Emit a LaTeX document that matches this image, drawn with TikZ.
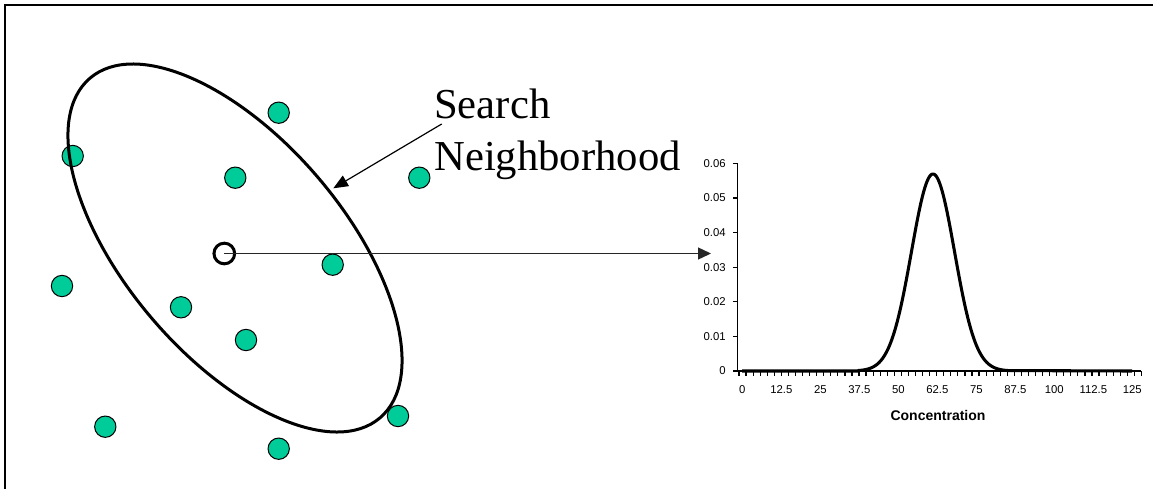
\documentclass[tikz,border=0pt]{standalone}
\usepackage{fontspec}
\setmainfont{Liberation Serif}
\newfontfamily\chartfont{Liberation Sans}
\usetikzlibrary{arrows.meta}
\definecolor{dotgreen}{RGB}{0,204,153}
\begin{document}
\begin{tikzpicture}[x=0.75pt,y=-0.75pt,
  sample/.style={circle,draw=black,line width=0.75pt,fill=dotgreen,minimum size=16pt,inner sep=0pt},
  target/.style={circle,draw=black,line width=2.25pt,minimum size=15.5pt,inner sep=0pt},
  ylab/.style={anchor=east,font=\chartfont\fontsize{8.5pt}{9pt}\selectfont,inner sep=0pt},
  xlab/.style={anchor=center,font=\chartfont\fontsize{8.5pt}{9pt}\selectfont,inner sep=0pt},
  biglab/.style={anchor=base west,font=\fontsize{32pt}{38pt}\selectfont,inner sep=0pt},
  tip/.style={-{Triangle[length=9.75pt,width=9pt]}},
  searchtip/.style={-{Triangle[length=11pt,width=9pt]}}]
\useasboundingbox (0,0) rectangle (1153,489);
% frame
\draw[line width=1.6pt] (5,489) -- (5,5) -- (1153,5);
% sample points
\node[sample] (p1) at (278.7,112.7) {};
\node[sample] (p2) at (72.7,156) {};
\node[sample] (p3) at (235.3,177.7) {};
\node[sample] (p4) at (419.3,177.7) {};
\node[sample] (p5) at (332.7,264.7) {};
\node[sample] (p6) at (62,286) {};
\node[sample] (p7) at (181,307.3) {};
\node[sample] (p8) at (246,340) {};
\node[sample] (p9) at (105.3,426.7) {};
\node[sample] (p10) at (278.7,448.7) {};
\node[sample] (p11) at (398,416) {};
% search ellipse
\draw[line width=2.25pt,shift={(235,248)},rotate=-49.5] (0,0) ellipse [x radius=167.5pt, y radius=81.7pt];
% target location
\node[target] (hc) at (224.3,253.5) {};
\coordinate (ctip) at (711,253.5);
\draw[line width=1pt,black!85,tip] (hc.center) -- (ctip);
% label
\node[biglab] (s1) at (434,118.3) {Search};
\node[biglab] (s2) at (434,170) {Neighborhood};
\coordinate (sa) at (441.7,124);
\coordinate (sb) at (333.3,188.3);
\draw[line width=0.9pt,searchtip] (sa) -- (sb);
% chart axes
\coordinate (yo) at (737.5,371);
\draw[line width=0.9pt] (737.5,163.3) -- (yo) -- (1141,371);
\foreach \v [count=\i from 0] in {0,0.01,0.02,0.03,0.04,0.05,0.06}{
  \draw[line width=0.9pt] (733,371-34.62*\i) -- (737.5,371-34.62*\i);
  \node[ylab] (yl\i) at (726,371-34.62*\i) {\v};
}
\foreach \k in {0,...,57}{
  \draw[line width=0.9pt] (739+7.06*\k,371) -- (739+7.06*\k,376);
}
\foreach \v [count=\i from 0] in {0,12.5,25,37.5,50,62.5,75,87.5,100,112.5,125}{
  \node[xlab] (xl\i) at (742.3+39*\i,390) {\v};
}
\node[anchor=center,font=\chartfont\bfseries\fontsize{10.5pt}{12pt}\selectfont,inner sep=0pt] (xt) at (938,415) {Concentration};
% density curve
\draw[line width=2.3pt,line join=round] (742,371) -- (858,371)
  -- plot[domain=858:1008,samples=120,smooth] (\x,{371-197*exp(-0.5*((\x-933)/21.5)^2)})
  -- (1132,371);
\end{tikzpicture}
\end{document}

Exercise aim: Repeat the data in full and exactly. Omit pictures.

In response:
Emit a LaTeX document that matches this image, drawn with TikZ.
\documentclass[tikz,border=0pt]{standalone}
\usepackage{fontspec}
\setmainfont{Liberation Serif}
\newfontfamily\chartfont{Liberation Sans}
\usetikzlibrary{arrows.meta}
\definecolor{dotgreen}{RGB}{0,204,153}
\begin{document}
\begin{tikzpicture}[x=0.75pt,y=-0.75pt,
  sample/.style={circle,draw=black,line width=0.75pt,fill=dotgreen,minimum size=16pt,inner sep=0pt},
  target/.style={circle,draw=black,line width=2.25pt,minimum size=15.5pt,inner sep=0pt},
  ylab/.style={anchor=east,font=\chartfont\fontsize{8.5pt}{9pt}\selectfont,inner sep=0pt},
  xlab/.style={anchor=center,font=\chartfont\fontsize{8.5pt}{9pt}\selectfont,inner sep=0pt},
  biglab/.style={anchor=base west,font=\fontsize{32pt}{38pt}\selectfont,inner sep=0pt},
  tip/.style={-{Triangle[length=9.75pt,width=9pt]}},
  searchtip/.style={-{Triangle[length=11pt,width=9pt]}}]
\useasboundingbox (0,0) rectangle (1153,489);
% frame
\draw[line width=1.6pt] (5,489) -- (5,5) -- (1153,5);
% sample points
\node[sample] (p1) at (278.7,112.7) {};
\node[sample] (p2) at (72.7,156) {};
\node[sample] (p3) at (235.3,177.7) {};
\node[sample] (p4) at (419.3,177.7) {};
\node[sample] (p5) at (332.7,264.7) {};
\node[sample] (p6) at (62,286) {};
\node[sample] (p7) at (181,307.3) {};
\node[sample] (p8) at (246,340) {};
\node[sample] (p9) at (105.3,426.7) {};
\node[sample] (p10) at (278.7,448.7) {};
\node[sample] (p11) at (398,416) {};
% search ellipse
\draw[line width=2.25pt,shift={(235,248)},rotate=-49.5] (0,0) ellipse [x radius=167.5pt, y radius=81.7pt];
% target location
\node[target] (hc) at (224.3,253.5) {};
\coordinate (ctip) at (711,253.5);
\draw[line width=1pt,black!85,tip] (hc.center) -- (ctip);
% label
\node[biglab] (s1) at (434,118.3) {Search};
\node[biglab] (s2) at (434,170) {Neighborhood};
\coordinate (sa) at (441.7,124);
\coordinate (sb) at (333.3,188.3);
\draw[line width=0.9pt,searchtip] (sa) -- (sb);
% chart axes
\coordinate (yo) at (737.5,371);
\draw[line width=0.9pt] (737.5,163.3) -- (yo) -- (1141,371);
\foreach \v [count=\i from 0] in {0,0.01,0.02,0.03,0.04,0.05,0.06}{
  \draw[line width=0.9pt] (733,371-34.62*\i) -- (737.5,371-34.62*\i);
  \node[ylab] (yl\i) at (726,371-34.62*\i) {\v};
}
\foreach \k in {0,...,57}{
  \draw[line width=0.9pt] (739+7.06*\k,371) -- (739+7.06*\k,376);
}
\foreach \v [count=\i from 0] in {0,12.5,25,37.5,50,62.5,75,87.5,100,112.5,125}{
  \node[xlab] (xl\i) at (742.3+39*\i,390) {\v};
}
\node[anchor=center,font=\chartfont\bfseries\fontsize{10.5pt}{12pt}\selectfont,inner sep=0pt] (xt) at (938,415) {Concentration};
% density curve
\draw[line width=2.3pt,line join=round] (742,371) -- (858,371)
  -- plot[domain=858:1008,samples=120,smooth] (\x,{371-197*exp(-0.5*((\x-933)/21.5)^2)})
  -- (1132,371);
\end{tikzpicture}
\end{document}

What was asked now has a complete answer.